Monday, Jan. 28, 1974

Junketing Journalists

The televised scene is both vivid and startling. Registering at a Manhattan hotel, Pittsburgh Post-Gazette TV Critic Win Fanning is handed an envelope. He opens it and finds two $10 bills. The money--for "taxis and miscellaneous" --comes from CBS, which regularly flies TV reporters to New York to screen new network shows, paying their expenses and tossing in some mad money besides. Even more startling, the scene was broadcast this week by CBS on 60 Minutes, as part of a critical story about press junkets financed by corporations in hopes of favorable coverage.

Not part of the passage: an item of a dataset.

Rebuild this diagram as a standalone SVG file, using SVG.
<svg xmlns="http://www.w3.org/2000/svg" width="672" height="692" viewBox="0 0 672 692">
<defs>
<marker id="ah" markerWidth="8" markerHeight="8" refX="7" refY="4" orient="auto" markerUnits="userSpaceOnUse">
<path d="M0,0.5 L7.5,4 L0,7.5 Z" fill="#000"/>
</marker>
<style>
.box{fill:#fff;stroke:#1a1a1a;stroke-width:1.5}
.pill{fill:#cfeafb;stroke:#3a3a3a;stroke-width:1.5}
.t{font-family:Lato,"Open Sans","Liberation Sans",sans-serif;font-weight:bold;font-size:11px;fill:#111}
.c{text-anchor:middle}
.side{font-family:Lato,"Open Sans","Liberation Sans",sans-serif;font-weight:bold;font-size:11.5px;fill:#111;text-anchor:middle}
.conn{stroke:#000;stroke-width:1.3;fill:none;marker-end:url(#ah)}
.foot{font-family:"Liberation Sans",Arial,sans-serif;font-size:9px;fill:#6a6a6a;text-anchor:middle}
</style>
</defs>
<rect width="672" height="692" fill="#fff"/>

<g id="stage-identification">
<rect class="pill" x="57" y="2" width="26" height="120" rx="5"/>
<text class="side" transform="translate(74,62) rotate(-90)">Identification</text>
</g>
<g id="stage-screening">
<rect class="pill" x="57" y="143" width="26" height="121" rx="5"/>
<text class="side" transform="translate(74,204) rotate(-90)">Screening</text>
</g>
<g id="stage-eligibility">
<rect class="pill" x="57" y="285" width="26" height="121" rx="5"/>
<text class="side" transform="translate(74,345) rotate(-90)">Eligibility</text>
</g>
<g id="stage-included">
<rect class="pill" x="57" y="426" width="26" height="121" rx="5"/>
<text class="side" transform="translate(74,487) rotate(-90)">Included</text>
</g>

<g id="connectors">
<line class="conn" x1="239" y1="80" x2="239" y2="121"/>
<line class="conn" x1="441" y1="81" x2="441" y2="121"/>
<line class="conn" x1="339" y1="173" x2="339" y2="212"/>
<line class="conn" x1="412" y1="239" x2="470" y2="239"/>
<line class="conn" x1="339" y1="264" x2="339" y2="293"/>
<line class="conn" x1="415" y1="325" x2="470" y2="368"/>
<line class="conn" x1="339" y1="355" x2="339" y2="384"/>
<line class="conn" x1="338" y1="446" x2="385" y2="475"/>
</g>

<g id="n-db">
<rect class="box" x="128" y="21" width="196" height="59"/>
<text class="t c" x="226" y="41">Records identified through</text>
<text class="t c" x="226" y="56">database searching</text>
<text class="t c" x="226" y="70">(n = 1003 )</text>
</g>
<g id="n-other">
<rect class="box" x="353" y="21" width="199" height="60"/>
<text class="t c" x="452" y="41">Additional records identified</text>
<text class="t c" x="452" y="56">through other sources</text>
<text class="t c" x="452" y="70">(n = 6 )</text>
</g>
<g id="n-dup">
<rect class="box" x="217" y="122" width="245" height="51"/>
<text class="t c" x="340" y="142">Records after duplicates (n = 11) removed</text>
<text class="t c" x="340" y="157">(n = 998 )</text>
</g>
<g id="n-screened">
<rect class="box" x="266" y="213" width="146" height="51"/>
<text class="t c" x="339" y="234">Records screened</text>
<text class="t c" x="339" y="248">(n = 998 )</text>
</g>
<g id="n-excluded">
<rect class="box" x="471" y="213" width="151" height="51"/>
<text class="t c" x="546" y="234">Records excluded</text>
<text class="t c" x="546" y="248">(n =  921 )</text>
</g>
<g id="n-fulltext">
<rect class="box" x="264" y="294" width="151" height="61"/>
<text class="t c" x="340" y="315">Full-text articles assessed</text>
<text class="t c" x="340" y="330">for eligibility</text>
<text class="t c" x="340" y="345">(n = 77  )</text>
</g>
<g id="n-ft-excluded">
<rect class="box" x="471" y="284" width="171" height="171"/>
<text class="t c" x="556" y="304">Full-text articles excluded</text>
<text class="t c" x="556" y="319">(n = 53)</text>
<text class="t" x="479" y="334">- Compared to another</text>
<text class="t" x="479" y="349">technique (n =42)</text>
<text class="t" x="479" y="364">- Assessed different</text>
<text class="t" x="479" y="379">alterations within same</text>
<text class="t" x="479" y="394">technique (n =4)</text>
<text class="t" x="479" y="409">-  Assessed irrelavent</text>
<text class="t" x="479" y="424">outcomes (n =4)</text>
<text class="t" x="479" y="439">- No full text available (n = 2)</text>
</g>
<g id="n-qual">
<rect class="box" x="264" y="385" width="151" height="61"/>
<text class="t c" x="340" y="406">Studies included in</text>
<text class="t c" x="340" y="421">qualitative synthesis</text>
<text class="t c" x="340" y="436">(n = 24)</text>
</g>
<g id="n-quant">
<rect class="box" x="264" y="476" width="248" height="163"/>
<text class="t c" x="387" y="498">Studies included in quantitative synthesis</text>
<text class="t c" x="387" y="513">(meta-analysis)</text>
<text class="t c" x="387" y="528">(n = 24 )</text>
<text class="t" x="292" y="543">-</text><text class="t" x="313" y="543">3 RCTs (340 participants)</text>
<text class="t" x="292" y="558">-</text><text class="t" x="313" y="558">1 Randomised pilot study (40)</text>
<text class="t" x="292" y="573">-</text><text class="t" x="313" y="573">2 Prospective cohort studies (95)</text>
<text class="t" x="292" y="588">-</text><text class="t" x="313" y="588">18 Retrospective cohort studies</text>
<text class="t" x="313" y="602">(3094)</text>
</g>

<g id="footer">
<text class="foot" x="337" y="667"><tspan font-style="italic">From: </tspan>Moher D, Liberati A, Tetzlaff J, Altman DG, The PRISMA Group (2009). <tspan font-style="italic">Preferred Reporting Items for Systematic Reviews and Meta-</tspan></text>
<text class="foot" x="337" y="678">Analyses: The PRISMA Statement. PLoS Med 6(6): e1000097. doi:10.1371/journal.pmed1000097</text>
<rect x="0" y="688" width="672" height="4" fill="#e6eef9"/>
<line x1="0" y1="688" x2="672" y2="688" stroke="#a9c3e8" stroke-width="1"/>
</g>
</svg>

Networks--not to mention other news organizations--rarely pillory themselves in public. Don Hewitt, executive producer of 60 Minutes, reports no attempts by CBS executives to soften the intramural slap: "I've not felt any pressure or even heard from anyone at the network, although it's obvious that they knew that we were filming Fanning." (Asked on the show whether CBS was "buying" his opinion, Fanning says: "It just plain isn't true. In the first place, all the networks do it.") Reporter Mike Wallace offers some tart, on-the-air criticism of his network: "Ironically, while employees of CBS News are forbidden to go on junkets, the public relations people in another CBS division are busy setting up such junkets."

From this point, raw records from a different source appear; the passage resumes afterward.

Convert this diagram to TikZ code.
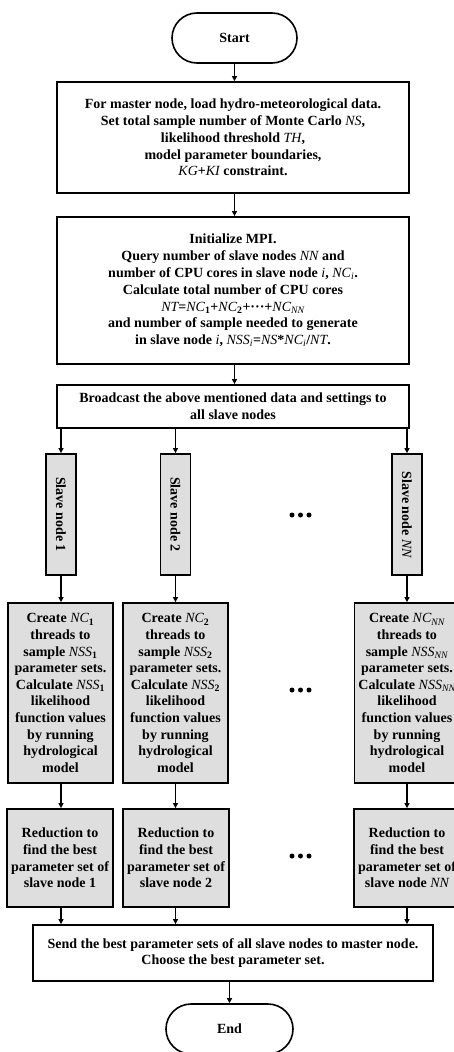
\documentclass[tikz,border=0pt]{standalone}
\usepackage{fontspec}
\setmainfont{Liberation Serif}
\usetikzlibrary{arrows.meta}
\definecolor{slavegray}{HTML}{DEDEDE}
\newcommand{\vv}[1]{{\mdseries\itshape #1}}
\newcommand{\sbs}[1]{\textsubscript{#1}}
\begin{document}
\begin{tikzpicture}[x=1pt,y=-1pt,
 every node/.style={font=\bfseries\fontsize{14}{16.8}\selectfont},
 term/.style={draw, line width=1.6pt, rounded corners=25pt, minimum width=125pt, minimum height=50pt, inner sep=0pt},
 mbox/.style={draw, line width=1.8pt, align=center, inner sep=0pt},
 sbox/.style={draw, line width=1.8pt, fill=slavegray, align=center, inner sep=0pt},
 cbox/.style={sbox, minimum width=105pt, minimum height=180pt, font=\bfseries\fontsize{14}{16.6}\selectfont},
 rbox/.style={sbox, minimum width=106pt, minimum height=98pt},
 arr/.style={-{Triangle[length=5pt,width=5pt]}, line width=1.3pt},
 dot/.style={fill=black, draw=none, circle, minimum size=5pt, inner sep=0pt}
]
\useasboundingbox (0,0) rectangle (453,1052);

\node[term] (start) at (234.5,38) {Start};

\node[mbox, minimum width=352pt, minimum height=111pt] (load) at (233,137.5)
 {For master node, load hydro-meteorological data.\\
  Set total sample number of Monte Carlo \vv{NS},\\
  likelihood threshold \vv{TH},\\
  model parameter boundaries,\\
  \vv{KG}+\vv{KI} constraint.};

\node[mbox, minimum width=352pt, minimum height=147pt] (mpi) at (233,290.5)
 {Initialize MPI.\\
  Query number of slave nodes \vv{NN} and\\
  number of CPU cores in slave node \vv{i}, \vv{NC}\sbs{\vv{i}}.\\
  Calculate total number of CPU cores\\
  \vv{NT}=\vv{NC}\sbs{1}+\vv{NC}\sbs{2}+\textperiodcentered\textperiodcentered\textperiodcentered+\vv{NC}\sbs{\vv{NN}}\\
  and number of sample needed to generate\\
  in slave node \vv{i}, \vv{NSS}\sbs{\vv{i}}=\vv{NS}*\vv{NC}\sbs{\vv{i}}/\vv{NT}.};

\node[mbox, minimum width=352pt, minimum height=43pt] (bc) at (233,406.5)
 {Broadcast the above mentioned data and settings to\\ all slave nodes};

\foreach \n/\x/\lab in {1/61/1, 2/175.5/2, 3/407/\vv{NN}}{
  \node[sbox, minimum width=121pt, minimum height=30pt, rotate=-90] (s\n) at (\x,514.5) {Slave node \lab};
}

\node[cbox] (c1) at (60.5,693)
 {Create \vv{NC}\sbs{1}\\ threads to\\ sample \vv{NSS}\sbs{1}\\ parameter sets.\\ Calculate \vv{NSS}\sbs{1}\\ likelihood\\ function values\\ by running\\ hydrological\\ model};
\node[cbox] (c2) at (175.5,693)
 {Create \vv{NC}\sbs{2}\\ threads to\\ sample \vv{NSS}\sbs{2}\\ parameter sets.\\ Calculate \vv{NSS}\sbs{2}\\ likelihood\\ function values\\ by running\\ hydrological\\ model};
\node[cbox] (c3) at (407,693)
 {Create \vv{NC}\sbs{\vv{NN}}\\ threads to\\ sample \vv{NSS}\sbs{\vv{NN}}\\ parameter sets.\\ Calculate \vv{NSS}\sbs{\vv{NN}}\\ likelihood\\ function values\\ by running\\ hydrological\\ model};

\node[rbox] (r1) at (60,858)
 {Reduction to\\ find the best\\ parameter set of\\ slave node 1};
\node[rbox] (r2) at (176,858)
 {Reduction to\\ find the best\\ parameter set of\\ slave node 2};
\node[rbox] (r3) at (407,858)
 {Reduction to\\ find the best\\ parameter set of\\ slave node \vv{NN}};

\node[mbox, minimum width=400pt, minimum height=56pt] (fin) at (233,953)
 {Send the best parameter sets of all slave nodes to master node.\\ Choose the best parameter set.};

\node[term, minimum width=127pt] (end) at (229.5,1029) {End};

\foreach \y/\nm in {515/a, 690/b, 856/c}{
  \node[dot] (d\nm1) at (292,\y) {};
  \node[dot] (d\nm2) at (300.5,\y) {};
  \node[dot] (d\nm3) at (309,\y) {};
}

\draw[arr] (start.south) -- (start.south |- load.north);
\draw[arr] (load.south -| start.south) -- (start.south |- mpi.north);
\draw[arr] (mpi.south -| start.south) -- (start.south |- bc.north);
\foreach \n in {1,2,3}{
  \draw[arr] (bc.south -| s\n.center) -- (s\n.west);
  \draw[arr] (s\n.east) -- (s\n.east |- c\n.north);
  \draw[arr] (c\n.south -| s\n.center) -- (s\n.center |- r\n.north);
  \draw[arr] (r\n.south -| s\n.center) -- (s\n.center |- fin.north);
}
\draw[arr] (fin.south -| end.north) -- (end.north);
\end{tikzpicture}
\end{document}
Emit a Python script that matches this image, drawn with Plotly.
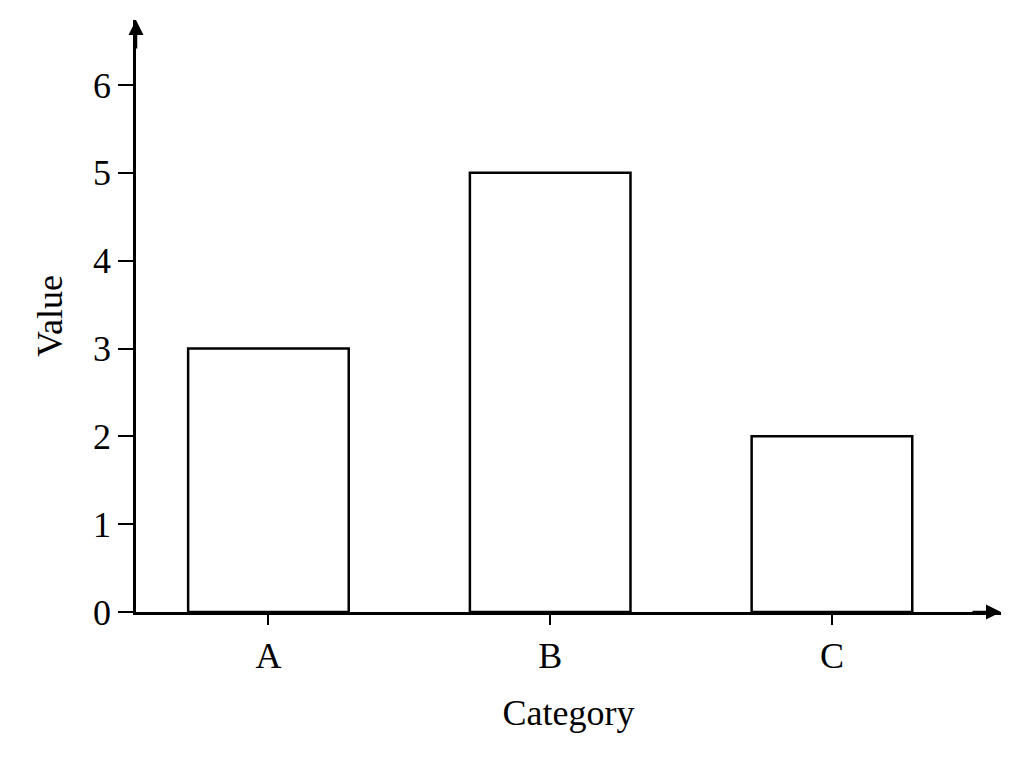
import plotly.graph_objects as go

categories = ["A", "B", "C"]
values = [3, 5, 2]
y_ticks = [0, 1, 2, 3, 4, 5, 6]

font = dict(family="Liberation Serif, DejaVu Serif, serif", size=36, color="black")

fig = go.Figure(go.Bar(
    x=categories, y=values, width=0.57,
    marker=dict(color="white", line=dict(color="black", width=2.5)),
))

fig.update_layout(
    width=1024, height=768, paper_bgcolor="white", plot_bgcolor="white",
    margin=dict(l=128, r=31, t=12, b=164), font=font, showlegend=False,
)
fig.update_xaxes(
    range=[-0.47, 2.6], showline=True, linecolor="black", linewidth=2.5,
    ticks="outside", ticklen=10, tickwidth=2, tickcolor="black",
    showgrid=False, zeroline=False,
    title=dict(text="Category", font=font, standoff=25),
)
fig.update_yaxes(
    range=[0, 6.74], tickvals=y_ticks, showline=True, linecolor="black", linewidth=2.5,
    ticks="outside", ticklen=15, tickwidth=2, tickcolor="black",
    showgrid=False, zeroline=False,
    title=dict(text="Value", font=font, standoff=20),
)

# arrow heads on the axis ends
fig.add_annotation(x=0, y=1, xref="paper", yref="paper", ax=0, ay=30, text="",
                   showarrow=True, arrowhead=2, arrowsize=1.2, arrowwidth=2.5, arrowcolor="black")
fig.add_annotation(x=1, y=0, xref="paper", yref="paper", ax=-30, ay=0, text="",
                   showarrow=True, arrowhead=2, arrowsize=1.2, arrowwidth=2.5, arrowcolor="black")

fig.write_html("out.html")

CBS is by no means alone. 60 Minutes shows how car manufacturers, airlines, athletic teams, foreign governments and various packagers of entertainment and recreation seek the good will and attention of journalists. "With enough stamina," Wallace says, "an enterprising reporter just might be able to keep traveling and eating on someone else's charge account forever." American Motors Vice President Frank Hedge tells Wallace that his company's last three press demonstrations of new models were held at the Smoky Mountains, Lake Tahoe and Catalina. When Wallace suggests that such sites are chosen to encourage journalistic gratitude. Hedge replies: "You're absolutely right."

Understandably, none of the newsmen Wallace interviewed admitted that cushy treatment could affect his judgment. Indeed, Wallace notes that some prominent journalists who have gone junketing in the past--including CBS Anchorman Walter Cronkite--"scoff at the notion that their reporting can be bought." But even if all reporters were invulnerable to blandishment, the venerable practice of junketing would still be a sticky problem. Wallace asks whether the suspicion that journalists are being influenced by favors is not enough to damage press credibility--especially at a time when the press is investigating unethical behavior in other places, including the White House.

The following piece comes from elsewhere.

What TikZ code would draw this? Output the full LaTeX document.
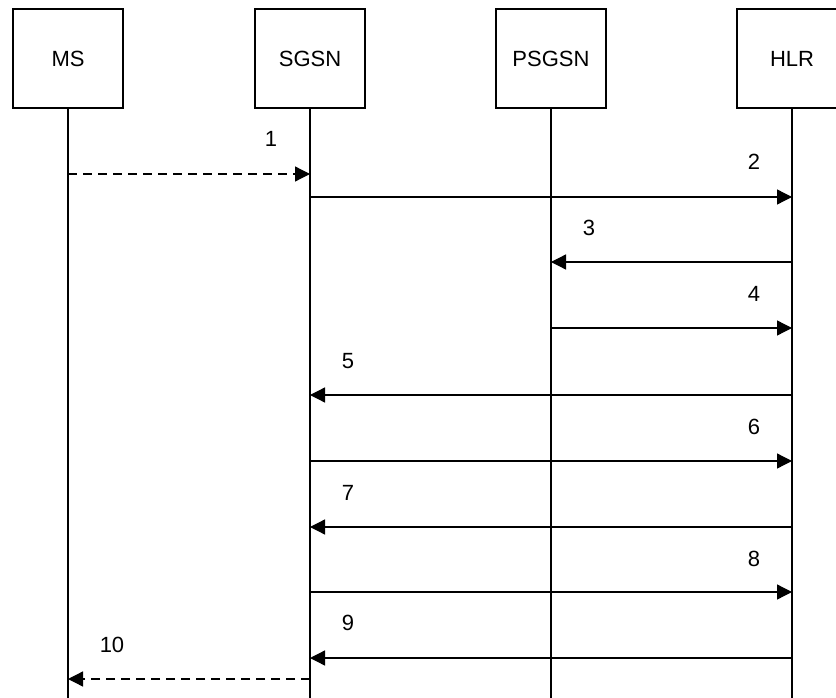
\documentclass[tikz,border=0pt]{standalone}
\usepackage{fontspec}
\setmainfont{Liberation Sans}
\usetikzlibrary{arrows.meta}
\tikzset{
  entity/.style={draw, line width=1.6pt, minimum width=110pt, minimum height=99pt, inner sep=0pt, font=\fontsize{22}{26}\selectfont},
  life/.style={line width=1.6pt},
  msg/.style={line width=1.3pt, -{Triangle[length=15pt,width=15pt]}},
  dmsg/.style={msg, dash pattern=on 9pt off 6pt},
  lbl/.style={font=\fontsize{22}{26}\selectfont, inner sep=0pt}
}
\begin{document}
\begin{tikzpicture}[x=1pt,y=-1pt]
\useasboundingbox (0,0) rectangle (836,698);
\clip (0,0) rectangle (836,698);
\fill[white] (0,0) rectangle (836,698);
\node[entity] (ms) at (68,58.5) {MS};
\node[entity] (sgsn) at (310,58.5) {SGSN};
\node[entity] (psgsn) at (551,58.5) {PSGSN};
\node[entity, draw=none, outer sep=0pt] (hlr) at (792,58.5) {HLR};
\draw[line width=1.6pt] (hlr.north east) -- (hlr.north west) -- (hlr.south west) -- (hlr.south east);
\coordinate (bot) at (0,700);
\foreach \n in {ms,sgsn,psgsn,hlr} \draw[life] (\n.south) -- (\n |- bot);
\coordinate (y1) at (0,174);
\coordinate (y2) at (0,197);
\coordinate (y3) at (0,262);
\coordinate (y4) at (0,328);
\coordinate (y5) at (0,395);
\coordinate (y6) at (0,461);
\coordinate (y7) at (0,527);
\coordinate (y8) at (0,592);
\coordinate (y9) at (0,658);
\coordinate (y10) at (0,679);
\draw[dmsg] (ms |- y1) -- (sgsn |- y1);
\draw[msg] (sgsn |- y2) -- (hlr |- y2);
\draw[msg] (hlr |- y3) -- (psgsn |- y3);
\draw[msg] (psgsn |- y4) -- (hlr |- y4);
\draw[msg] (hlr |- y5) -- (sgsn |- y5);
\draw[msg] (sgsn |- y6) -- (hlr |- y6);
\draw[msg] (hlr |- y7) -- (sgsn |- y7);
\draw[msg] (sgsn |- y8) -- (hlr |- y8);
\draw[msg] (hlr |- y9) -- (sgsn |- y9);
\draw[dmsg] (sgsn |- y10) -- (ms |- y10);
\node[lbl] (l1) at (271,139) {1};
\node[lbl] (l2) at (754,162) {2};
\node[lbl] (l3) at (589,228) {3};
\node[lbl] (l4) at (754,294) {4};
\node[lbl] (l5) at (348,361) {5};
\node[lbl] (l6) at (754,427) {6};
\node[lbl] (l7) at (348,493) {7};
\node[lbl] (l8) at (754,559) {8};
\node[lbl] (l9) at (348,623) {9};
\node[lbl] (l10) at (112,645) {10};
\end{tikzpicture}
\end{document}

Paul Poorman, managing editor of the Detroit News, tells Wallace that it is "dishonest" for reporters to accept favors, although he also admits receiving a press discount on the purchase of a car three years ago. Poorman has since chaired a study on junketing for the Associated Press Managing Editors, and forbidden News staffers to accept any gratuities at all, but he sees no quick reform: "The whole issue is greeted with tightly controlled apathy on the part of many newspapermen."